98% of Mobile Operators Say Small Cells Essential for Future of Networks
London, UK – December 4, 2012 – Informa Telecoms & Media today issued its latest quarterly small-cell market status report, which includes the results of a survey showing that 98% of mobile operator respondents believe small cells are essential for the future of their networks. The report also highlights significant new technological progress with operators announcing major public access deployments and the first dual-mode LTE/3G devices while important progress is also being made towards integrating small cells and public Wi-Fi. There are now 46 small-cell deployments by operators, including nine of the top 10 operators by revenue globally.
The report includes a case study of a groundbreaking new ‘3G hotspot’ service from Vodafone Greece which provides its customers with a free data service when connected to certain public access small cells in retail locations. The report evaluated progress made by Virgin Media which has won a deal to roll out metrocells in several UK cities which will initially support only Wi-Fi but could support cellular in the future. It also assessed developments from NTT DoCoMo, which launches the world’s first dual-mode LTE/3G femtocell this month, and AT&T, which announced it will start rolling out 40K public access small cells in 1Q13 – Verizon and Sprint are expected to follow imminently. It also noted that SFR, which has aggressively rolled out free femtocells to its customers, is extending the offer to its low-cost ‘Red’ brand showing that the technology is being extended to all customers, not just those on higher tariffs.
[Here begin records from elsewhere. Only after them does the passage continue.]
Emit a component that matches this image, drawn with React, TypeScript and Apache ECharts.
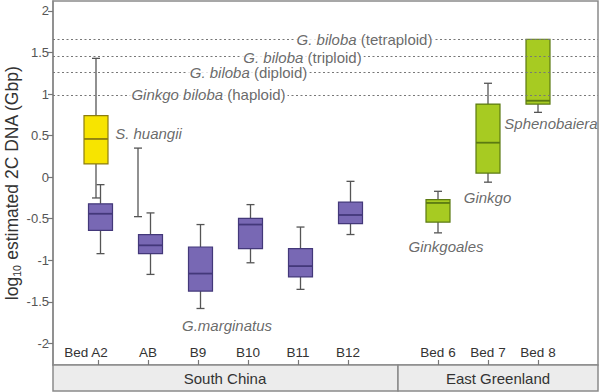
import React, { useEffect, useRef } from "react";
import * as echarts from "echarts";

// ---- data ----
const categories = ["Bed A2", "AB", "B9", "B10", "B11", "B12", "Bed 6", "Bed 7", "Bed 8"];
const regionNames = ["South China", "East Greenland"];

// box stats: [min, Q1, median, Q3, max] (log10 Gbp)
const marginatusBeds = ["Bed A2", "AB", "B9", "B10", "B11", "B12"];
const marginatusStats = [
  [-0.92, -0.64, -0.44, -0.32, -0.09],
  [-1.17, -0.92, -0.82, -0.69, -0.43],
  [-1.58, -1.37, -1.16, -0.84, -0.57],
  [-1.03, -0.86, -0.57, -0.495, -0.33],
  [-1.35, -1.2, -1.07, -0.86, -0.6],
  [-0.69, -0.56, -0.455, -0.3, -0.05],
];
const huangiiBed = "Bed A2";
const huangiiStats = [-0.25, 0.16, 0.46, 0.74, 1.43];
const abRangeBed = "AB";
const abRange = [-0.475, 0.35];
const greenBeds = ["Bed 6", "Bed 7", "Bed 8"];
const greenStats = [
  [-0.67, -0.54, -0.31, -0.27, -0.17],
  [-0.06, 0.05, 0.415, 0.88, 1.13],
  [0.78, 0.88, 0.92, 1.66, 1.66],
];

// Ginkgo biloba reference genome sizes
const refValues = [0.99, 1.26, 1.445, 1.66];
const refItalic = ["Ginkgo biloba", "G. biloba", "G. biloba", "G. biloba"];
const refPloidy = ["(haploid)", "(diploid)", "(triploid)", "(tetraploid)"];

const yTicks = [-2, -1.5, -1, -0.5, 0, 0.5, 1, 1.5, 2];

// ---- layout helpers (not data) ----
const slotOf = (bed: string) => {
  const i = categories.indexOf(bed);
  return i < 6 ? i : i + 0.8;
};
const slots = categories.map((c) => slotOf(c));
const FONT = "'Liberation Sans', Arial, sans-serif";

function boxRender(fill: string, border: string, shift: number) {
  return (params: any, api: any) => {
    const x = api.value(0) + shift;
    const [mn, q1, md, q3, mx] = [1, 2, 3, 4, 5].map((d) => api.value(d));
    const pMax = api.coord([x, mx]);
    const pQ3 = api.coord([x, q3]);
    const pMd = api.coord([x, md]);
    const pQ1 = api.coord([x, q1]);
    const pMin = api.coord([x, mn]);
    const hw = api.size([0.48, 0])[0] / 2;
    const cap = 4;
    const ls = { stroke: "#555", lineWidth: 1.3 };
    const children: any[] = [];
    if (mx > q3) {
      children.push({ type: "line", shape: { x1: pMax[0], y1: pMax[1], x2: pQ3[0], y2: pQ3[1] }, style: ls });
      children.push({ type: "line", shape: { x1: pMax[0] - cap, y1: pMax[1], x2: pMax[0] + cap, y2: pMax[1] }, style: ls });
    }
    if (mn < q1) {
      children.push({ type: "line", shape: { x1: pMin[0], y1: pMin[1], x2: pQ1[0], y2: pQ1[1] }, style: ls });
      children.push({ type: "line", shape: { x1: pMin[0] - cap, y1: pMin[1], x2: pMin[0] + cap, y2: pMin[1] }, style: ls });
    }
    children.push({
      type: "rect",
      shape: { x: pQ3[0] - hw, y: pQ3[1], width: hw * 2, height: pQ1[1] - pQ3[1] },
      style: { fill, stroke: border, lineWidth: 1.2 },
    });
    children.push({
      type: "line",
      shape: { x1: pMd[0] - hw, y1: pMd[1], x2: pMd[0] + hw, y2: pMd[1] },
      style: { stroke: border, lineWidth: 1.8 },
    });
    return { type: "group", children };
  };
}

function rangeRender(shift: number) {
  return (params: any, api: any) => {
    const x = api.value(0) + shift;
    const a = api.coord([x, api.value(1)]);
    const b = api.coord([x, api.value(2)]);
    const cap = 4;
    const ls = { stroke: "#555", lineWidth: 1.3 };
    return {
      type: "group",
      children: [
        { type: "line", shape: { x1: a[0], y1: a[1], x2: b[0], y2: b[1] }, style: ls },
        { type: "line", shape: { x1: a[0] - cap, y1: a[1], x2: a[0] + cap, y2: a[1] }, style: ls },
        { type: "line", shape: { x1: b[0] - cap, y1: b[1], x2: b[0] + cap, y2: b[1] }, style: ls },
      ],
    };
  };
}

export default function App() {
  const ref = useRef<HTMLDivElement>(null);
  useEffect(() => {
    const chart = echarts.init(ref.current!, null, { renderer: "svg" });
    const italicLabel = (name: string, x: number, y: number) => ({
      value: [x, y],
      label: { formatter: name },
    });
    chart.setOption({
      animation: false,
      backgroundColor: "#fff",
      textStyle: { fontFamily: FONT },
      grid: {
        left: 53,
        right: 2,
        top: 1,
        bottom: 27,
        containLabel: false,
        outerBoundsMode: "none",
        show: true,
        borderColor: "#8a8a8a",
        borderWidth: 1.5,
      },
      xAxis: {
        type: "value",
        min: -0.9,
        max: 10.0,
        splitLine: { show: false },
        axisLine: { show: false, onZero: false },
        axisTick: { show: true, inside: true, length: 5, customValues: slots, lineStyle: { color: "#777", width: 1.2 } },
        axisLabel: {
          inside: true,
          margin: 6,
          customValues: slots,
          color: "#333",
          fontSize: 13.5,
          fontFamily: FONT,
          formatter: (v: number) => {
            const i = slots.findIndex((s) => Math.abs(s - v) < 1e-6);
            if (i < 0) return "";
            if (i === 0) return "{a|" + categories[i] + "}{g| }";
            return categories[i];
          },
          rich: {
            a: { fontSize: 13.5, color: "#333", fontFamily: FONT },
            g: { fontSize: 13.5, width: 24 },
          },
        },
      },
      yAxis: {
        type: "value",
        min: -2.26,
        max: 2.12,
        splitLine: { show: false },
        axisLine: { show: true, onZero: false, lineStyle: { color: "#8a8a8a", width: 1.5 } },
        axisTick: { show: true, length: 5, customValues: yTicks, lineStyle: { color: "#777", width: 1.2 } },
        axisLabel: { customValues: yTicks, color: "#555", fontSize: 13, margin: 4, fontFamily: FONT },
        name: "log{sub|10} estimated 2C DNA (Gbp)",
        nameLocation: "middle",
        nameRotate: 90,
        nameGap: 31,
        nameMoveOverlap: false,
        nameTextStyle: {
          fontSize: 17.5,
          color: "#333",
          fontFamily: FONT,
          lineHeight: 20,
          rich: { sub: { fontSize: 10.5, color: "#333", fontFamily: FONT, verticalAlign: "bottom", lineHeight: 20 } },
        },
      },
      series: [
        {
          type: "custom",
          name: "AB range",
          renderItem: rangeRender(-0.2),
          encode: { x: 0, y: [1, 2] },
          data: [[slotOf(abRangeBed), abRange[0], abRange[1]]],
          z: 2,
          markLine: {
            silent: true,
            symbol: "none",
            label: { show: false },
            lineStyle: { color: "#777", type: [2, 2.5], width: 1.1 },
            data: refValues.map((v) => ({ yAxis: v })),
          },
        },
        {
          type: "custom",
          name: "S. huangii",
          renderItem: boxRender("#f7e400", "#8c7d10", -0.04),
          encode: { x: 0, y: [1, 2, 3, 4, 5] },
          data: [[slotOf(huangiiBed), ...huangiiStats]],
          z: 3,
        },
        {
          type: "custom",
          name: "G. marginatus",
          renderItem: boxRender("#7868b4", "#43387a", 0.05),
          encode: { x: 0, y: [1, 2, 3, 4, 5] },
          data: marginatusBeds.map((b, i) => [slotOf(b), ...marginatusStats[i]]),
          z: 3,
        },
        {
          type: "custom",
          name: "Ginkgoales",
          renderItem: boxRender("#a7cb22", "#5b7a12", 0),
          encode: { x: 0, y: [1, 2, 3, 4, 5] },
          data: greenBeds.map((b, i) => [slotOf(b), ...greenStats[i]]),
          z: 3,
        },
        {
          type: "scatter",
          name: "reference labels",
          symbolSize: 0,
          silent: true,
          z: 5,
          label: {
            show: true,
            position: "inside",
            color: "#444",
            fontSize: 15,
            fontFamily: FONT,
            backgroundColor: "#fff",
            padding: [1, 2],
            rich: { i: { fontStyle: "italic", fontSize: 15, color: "#444", fontFamily: FONT } },
          },
          data: [
            { value: [2.21, refValues[0]], label: { formatter: `{i|${refItalic[0]}} ${refPloidy[0]}` } },
            { value: [3.01, refValues[1]], label: { formatter: `{i|${refItalic[1]}} ${refPloidy[1]}` } },
            { value: [4.09, refValues[2]], label: { formatter: `{i|${refItalic[2]}} ${refPloidy[2]}` } },
            { value: [5.33, refValues[3]], label: { formatter: `{i|${refItalic[3]}} ${refPloidy[3]}` } },
          ],
        },
        {
          type: "scatter",
          name: "taxon labels",
          symbolSize: 0,
          silent: true,
          z: 5,
          label: {
            show: true,
            position: "inside",
            color: "#444",
            fontSize: 15,
            fontStyle: "italic",
            fontFamily: FONT,
          },
          data: [
            italicLabel("S. huangii", 1.01, 0.53),
            italicLabel("G.marginatus", 2.58, -1.79),
            italicLabel("Ginkgoales", 6.96, -0.84),
            italicLabel("Ginkgo", 7.79, -0.25),
            italicLabel("Sphenobaiera", 9.06, 0.65),
          ],
        },
      ],
      graphic: [
        {
          type: "rect",
          shape: { x: 53, y: 365, width: 345, height: 26 },
          style: { fill: "#ececec", stroke: "#8a8a8a", lineWidth: 1.5 },
        },
        {
          type: "rect",
          shape: { x: 398, y: 365, width: 200, height: 26 },
          style: { fill: "#ececec", stroke: "#8a8a8a", lineWidth: 1.5 },
        },
        {
          type: "text",
          x: 225,
          y: 378,
          style: { text: regionNames[0], fill: "#333", fontSize: 15, fontFamily: FONT, align: "center", verticalAlign: "middle" },
        },
        {
          type: "text",
          x: 498,
          y: 378,
          style: { text: regionNames[1], fill: "#333", fontSize: 15, fontFamily: FONT, align: "center", verticalAlign: "middle" },
        },
      ],
    });
    return () => chart.dispose();
  }, []);
  return (
    <div
      ref={ref}
      style={{ position: "fixed", left: 0, top: 0, width: 600, height: 392, background: "#fff" }}
    />
  );
}
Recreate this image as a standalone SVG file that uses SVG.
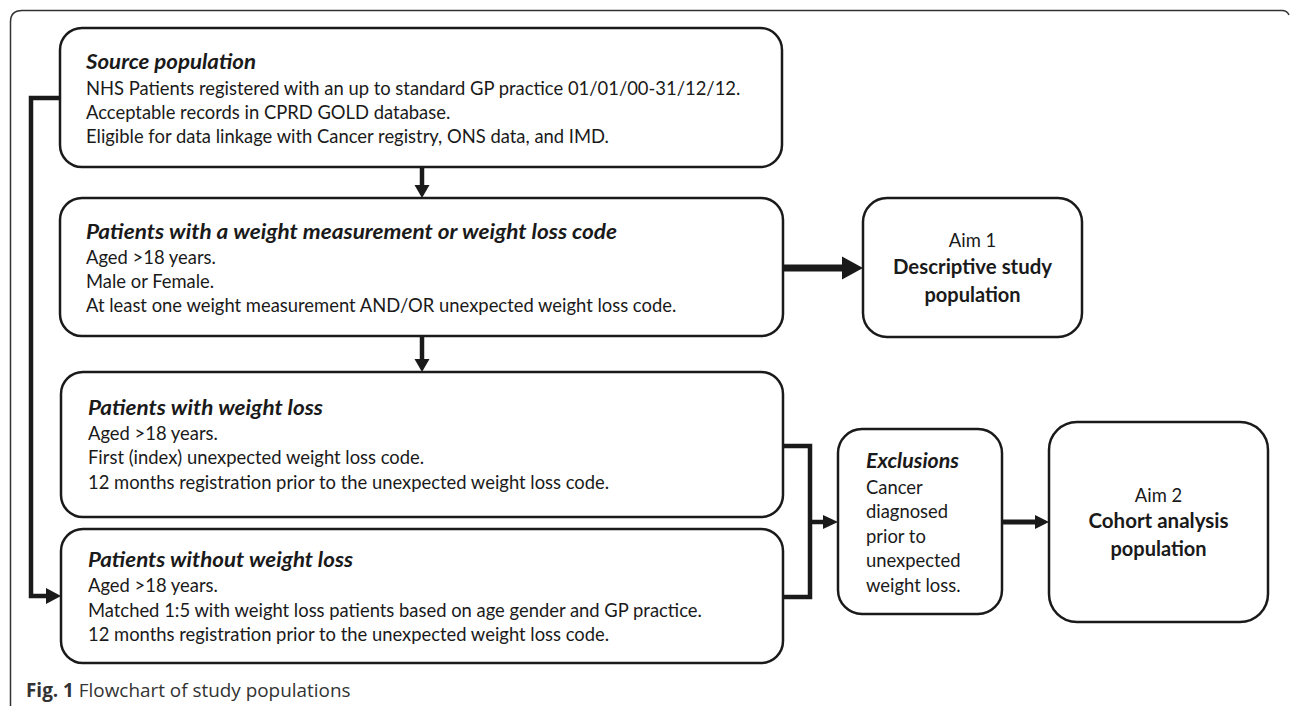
<svg xmlns="http://www.w3.org/2000/svg" width="1290" height="706" viewBox="0 0 1290 706">
<style>
  .box { fill: #ffffff; stroke: #1a1a1a; stroke-width: 2.5; }
  .t { font-family: Lato, "Open Sans", sans-serif; font-size: 18.4px; fill: #1a1a1a; }
  .h { font-weight: bold; font-style: italic; font-size: 20.5px; }
  .b { font-weight: bold; font-size: 20px; }
  .c { text-anchor: middle; }
  .line { fill: none; stroke: #1a1a1a; stroke-linejoin: miter; }
  .head { fill: #1a1a1a; }
  .cap { font-family: "Open Sans", sans-serif; font-size: 18.9px; fill: #333333; }
</style>
<rect width="1290" height="706" fill="#ffffff"/>
<path d="M10.5,706 V22 Q10.5,10.5 22,10.5 H1282 Q1287,10.5 1289,15" fill="none" stroke="#333333" stroke-width="1.5"/>

<g id="connectors">
  <line class="line" x1="422" y1="167" x2="422" y2="186" stroke-width="4.5"/>
  <polygon class="head" points="414.5,185 429.5,185 422,198"/>
  <line class="line" x1="422" y1="336" x2="422" y2="360" stroke-width="4.5"/>
  <polygon class="head" points="414.5,359 429.5,359 422,372"/>
  <polyline class="line" points="60,98 31,98 31,596 48,596" stroke-width="4.5"/>
  <polygon class="head" points="46,588 46,604 61,596"/>
  <line class="line" x1="783" y1="268" x2="844" y2="268" stroke-width="7"/>
  <polygon class="head" points="842,256.5 842,279.5 863,268"/>
  <polyline class="line" points="783,446 810,446 810,597 783,597" stroke-width="4.5"/>
  <line class="line" x1="810" y1="522" x2="825" y2="522" stroke-width="4.5"/>
  <polygon class="head" points="823,515 823,529 838,522"/>
  <line class="line" x1="1002" y1="522" x2="1037" y2="522" stroke-width="5"/>
  <polygon class="head" points="1035,515 1035,529 1049,522"/>
</g>

<g id="source">
  <rect class="box" x="60" y="28" width="722" height="139" rx="22"/>
  <text class="t h" x="86" y="69" textLength="170" lengthAdjust="spacingAndGlyphs">Source population</text>
  <text class="t" x="86" y="95">NHS Patients registered with an up to standard GP practice 01/01/00-31/12/12.</text>
  <text class="t" x="86" y="119">Acceptable records in CPRD GOLD database.</text>
  <text class="t" x="86" y="143">Eligible for data linkage with Cancer registry, ONS data, and IMD.</text>
</g>

<g id="weight-measurement">
  <rect class="box" x="60" y="198" width="723" height="138" rx="22"/>
  <text class="t h" x="86" y="239" textLength="531" lengthAdjust="spacingAndGlyphs">Patients with a weight measurement or weight loss code</text>
  <text class="t" x="86" y="264">Aged &gt;18 years.</text>
  <text class="t" x="86" y="288">Male or Female.</text>
  <text class="t" x="86" y="312">At least one weight measurement AND/OR unexpected weight loss code.</text>
</g>

<g id="aim1">
  <rect class="box" x="863" y="198" width="219" height="139" rx="24"/>
  <text class="t c" x="972.5" y="247">Aim 1</text>
  <text class="t b c" x="972.5" y="274" textLength="159" lengthAdjust="spacingAndGlyphs">Descriptive study</text>
  <text class="t b c" x="972.5" y="302">population</text>
</g>

<g id="with-weight-loss">
  <rect class="box" x="61" y="372" width="722" height="145" rx="22"/>
  <text class="t h" x="88" y="415" textLength="235" lengthAdjust="spacingAndGlyphs">Patients with weight loss</text>
  <text class="t" x="88" y="440">Aged &gt;18 years.</text>
  <text class="t" x="88" y="464">First (index) unexpected weight loss code.</text>
  <text class="t" x="88" y="489">12 months registration prior to the unexpected weight loss code.</text>
</g>

<g id="without-weight-loss">
  <rect class="box" x="61" y="529" width="722" height="134" rx="22"/>
  <text class="t h" x="88" y="567" textLength="265" lengthAdjust="spacingAndGlyphs">Patients without weight loss</text>
  <text class="t" x="88" y="592">Aged &gt;18 years.</text>
  <text class="t" x="88" y="617">Matched 1:5 with weight loss patients based on age gender and GP practice.</text>
  <text class="t" x="88" y="641">12 months registration prior to the unexpected weight loss code.</text>
</g>

<g id="exclusions">
  <rect class="box" x="838" y="429" width="164" height="185" rx="24"/>
  <text class="t h" x="866" y="468" textLength="93" lengthAdjust="spacingAndGlyphs">Exclusions</text>
  <text class="t" x="866" y="494">Cancer</text>
  <text class="t" x="866" y="518">diagnosed</text>
  <text class="t" x="866" y="543">prior to</text>
  <text class="t" x="866" y="567">unexpected</text>
  <text class="t" x="866" y="592">weight loss.</text>
</g>

<g id="aim2">
  <rect class="box" x="1049" y="422" width="219" height="200" rx="28"/>
  <text class="t c" x="1158.5" y="502">Aim 2</text>
  <text class="t b c" x="1158.5" y="528" textLength="140" lengthAdjust="spacingAndGlyphs">Cohort analysis</text>
  <text class="t b c" x="1158.5" y="556">population</text>
</g>

<text class="cap" x="26" y="697"><tspan font-weight="bold">Fig. 1</tspan> Flowchart of study populations</text>
</svg>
The report also looks at the progress that has been made in integrating Wi-Fi hotspots and small cells. The Small Cell Forum and Wireless Broadband Alliance (WBA) announced that they will work together to intelligently integrate small cells and Wi-Fi to improve quality of service, lower costs and simplify deployment. Additionally, Cisco announced it is to start building small cells for the first time and these will ultimately support 3G, LTE and integrated carrier Wi-Fi.
The survey conducted for the report also found that 55% of the mobile operator respondents are most interested in public access deployments over the next 12 months followed by enterprise rollouts with 35% of responses. Almost half (49%) of operators said their greatest concern surrounding outdoor metro deployments are the planning issues (e.g., finding suitable sites, power, etc), followed by backhaul challenges – cited by 35%.
Almost all the survey respondents believe that LTE will be the biggest technology driver for small-cell deployments over the next five years although interest in LTE-A is growing. The survey also found that Wi-Fi was deemed to be complementary to small cells with deployments of both expected to take place in parallel.
“Our research shows that operators now regard small cells as essential to the future of their networks. Furthermore, their attention over the next 12 months is centering on the public-access models which have been undergoing intense trials this year and will turn into widescale deployments in 2013 – AT&T looks set to lead this trend,” said Dimitris Mavrakis, principal analyst at Informa Telecoms & Media. “With public deployments set to start in earnest, the next major stage in small-cell evolution surrounds the effective incorporation of Wi-Fi. Although this technology is being added to new models, there is work to be done to ensure that traffic is managed across all radio types intelligently. We’re seeing this work start in the Small Cell Forum and WBA – the fact that Cisco is now building small cells incorporating Wi-Fi can only help this movement.”